I attended last year’s ceremony where the League of American Bicyclists (LAB) presented Portland the “Gold” award for best American bike City. Commissioner Adams (great that he landed the Portland Office of Transportation (PDOT) assignment!) has said he doesn’t think this is good enough. He wants us to be “Platinum”, a level the LAB has never presented to any city. What will it take to get us there?

A whole lot. The fact is, for the last few years Portland has been going backwards on bike and pedestrian projects and policies, or at best coasting forward at a slower and slower speed.

About 5 years ago Portland City Council abolished both the bike and pedestrian programs within PDOT. Each of these programs was nationally recognized, with fantastic, dedicated staff. The real reason for the axe was cost cutting, but the stated rationale was “mainstreaming”. All project management and engineering staff within PDOT and the City as a whole were said to have become so sensitized to bike/ped issues that no further special programs were necessary.
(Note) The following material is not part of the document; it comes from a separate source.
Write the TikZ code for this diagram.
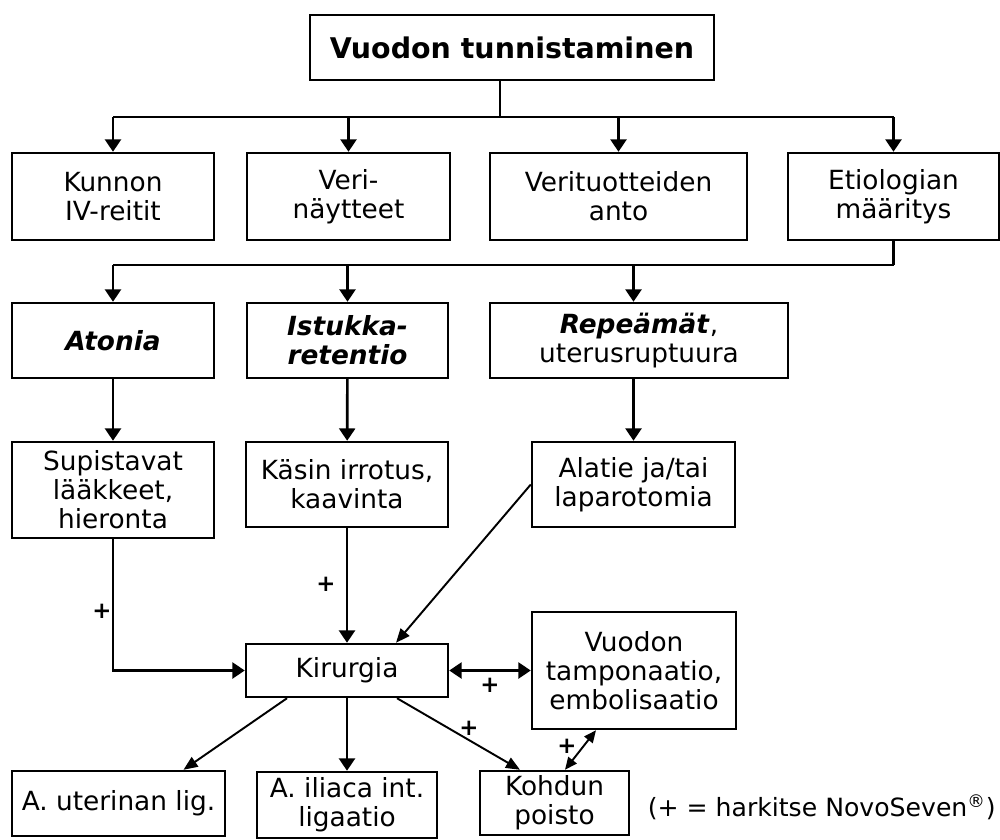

If so – why is current major redevelopment on Naito Pkway at the Pier One site not being required to to fully implement an obligation to install bikelanes on their portion of Naito – a Bike Masterplan throughway? Why do more block faces than ever in downtown Portland lack short term bike parking (thanks to meter removal and only slapdash replacement with racks)? Why is the BTA still fighting BDS tooth and nail to get enforcement of bike parking in new development? Why does the City have no enforcement mechanism for keeping barbed concertina wire on tops of fences from hanging out into public sidewalk space (this 6′-6″ pedestrian asks)?

And why for the last six years has the “bike pool” bike at the Portland building, supposedly there to encourage staff to cycle on short business trips, hung locked on a rack near the parking attendant’s booth because the key is lost and no one can be bothered to find it?

Commissioner Adams – I throw down the gauntlet. How about for starters trying to unleash the Portland Bldg bike and other city motor pool bikes in bondage?

You can work your way up from there.